Daouda Mine de relever qu’aujourd’hui «quand on voit le réquisitoire du procureur, il a quitté les dispositions de l’article 320 pour tomber sur les dispositions de l’article 320 pair ». Il éclaire davantage : « Ce qu’il faut comprendre est que l’article 320 regroupe 3 articles -320, 320 bis et 320 pair. Ils prévoient respectivement le viol, l’attentat à la pudeur et la corruption de mineur. Ousmane Sonko est poursuivi à titre principal pour viol qui est tout acte de pénétration sexuelle de quelque nature qu’il soit commis sur la personne d’autrui par violence contrainte, menace ou surprise ».
A ses yeux, pour que le juge puisse arriver à une condamnation, il faut impérativement que les éléments constitutifs de cette infraction soient réunis. « Quand le procureur se rend compte que ces éléments constitutifs peuvent manquer dans le cadre d’une affaire, il peut se rattraper en demandant que le juge si jamais il estime qu’il n’y a pas viol qu’il puisse se rabattre sur une autre incrimination. C’est dans ce sens qu’il a un tout petit peu fait un glissement vers 320 pair du Code pénal qui vise la corruption de mineur », fait-il savoir.
« Mon intime conviction »
Mais, dit le chroniqueur judiciaire, «mon intime conviction est que si jamais le juge ne retient pas le viol, il lui sera très difficile de retenir la corruption de mineur étant attendu que Adji n’était pas mineure au moment des faits». «Elle était âgée de 21 ans et par conséquent les dispositions de l’article 320 pair ne pourront pas être retenues contre Ousmane Sonko en ce qui concerne ce que Adji Sarr lui reproche ».
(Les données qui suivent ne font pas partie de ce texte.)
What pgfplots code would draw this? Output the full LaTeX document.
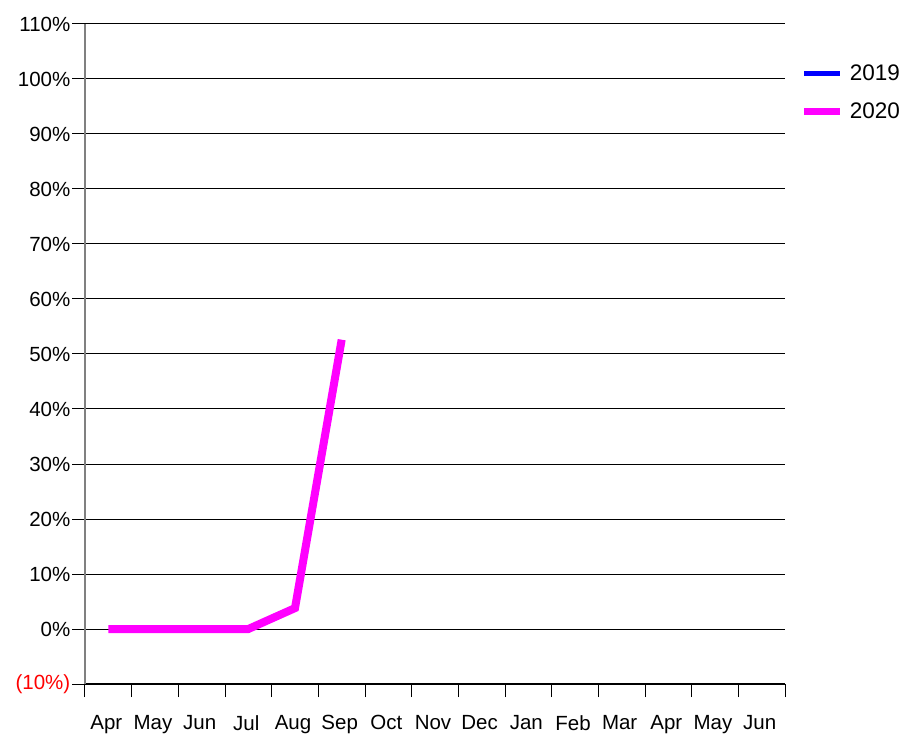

Ce dossier sera vidé le 1er juin prochain devant la Chambre criminelle de Dakar. En attendant, le procureur a demandé au juge de déclarer Ousmane Sonko coupable des faits de viols qui lui sont reprochés et de le condamner à une peine de dix (10) ans de réclusion criminelle. S’agissant de la requalification des faits en délit de corruption de la jeunesse, il a requis une condamnation de cinq (5) ans de prison et le paiement d’une amende de 2 millions de FCFA. A propos du délit de menaces de mort, il a requis cinq (5) ans de prison contre le leader de Pastef.
De son côté la partie civile Adji Sarr réclame 1,5 milliard de FCFA à l’accusé qui a brillé par son absence lors de ce procès «très » médiatisé.